Research progress of photon response mechanism of superconducting nanowire single photon detector

Superconducting nanowire single photon detector (SNSPD) plays a significant role in plenty of fields such as quantum information, deep space laser communication and lidar, while the mechanism of the photon response process still lacks a recognized theory. It is prerequisite and essential for fabricating high-performance SNSPD to understand in depth and clarify the photon response mechanism of the SNSPD. As mature theories on the SNSPD response progress, hot-spot model and vortex-based model both have their disadvantages: in the former there exists the cut-off wavelength and in the later there is the size effect, so they both need further improving. The Cut-off wavelength means that the detection efficiency of the SNSPD drops to zero with the increase of light wavelength, which is indicated by the hot-spot model but not yet observed in experiment. The size effect implies that the vortex does not exist in the weak link with the width less than 4.41 xi, where xi is the GL coherence length.

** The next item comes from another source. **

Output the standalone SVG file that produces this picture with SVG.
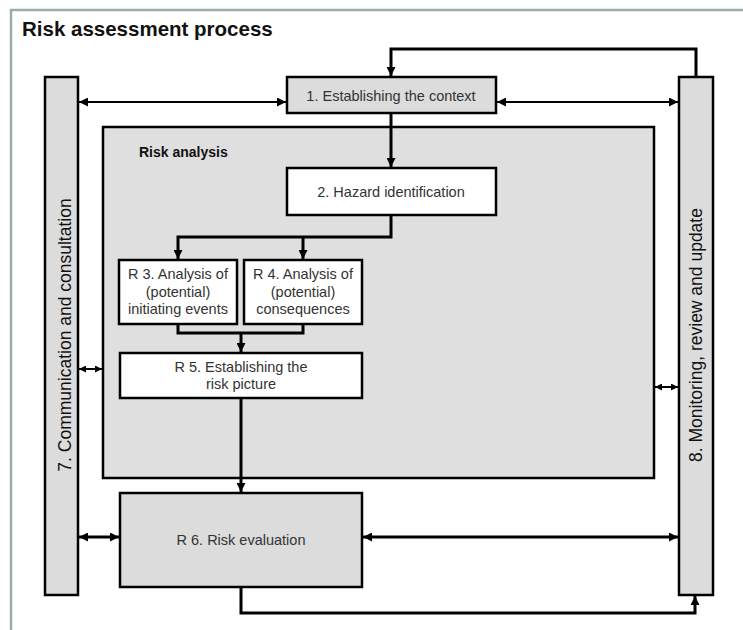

Phase slip is responsible for the intrinsic dissipation of superconductors, which promises to expound the SNSPD photon response progress and to establish a complete theory. This paper reviews and discusses the fundamental conception, the development history and the research progress of the hot-spot models, i.e. the vortex-based model and the superconductor phase slips, providing a reference for studying the SNSPD photon response mechanism.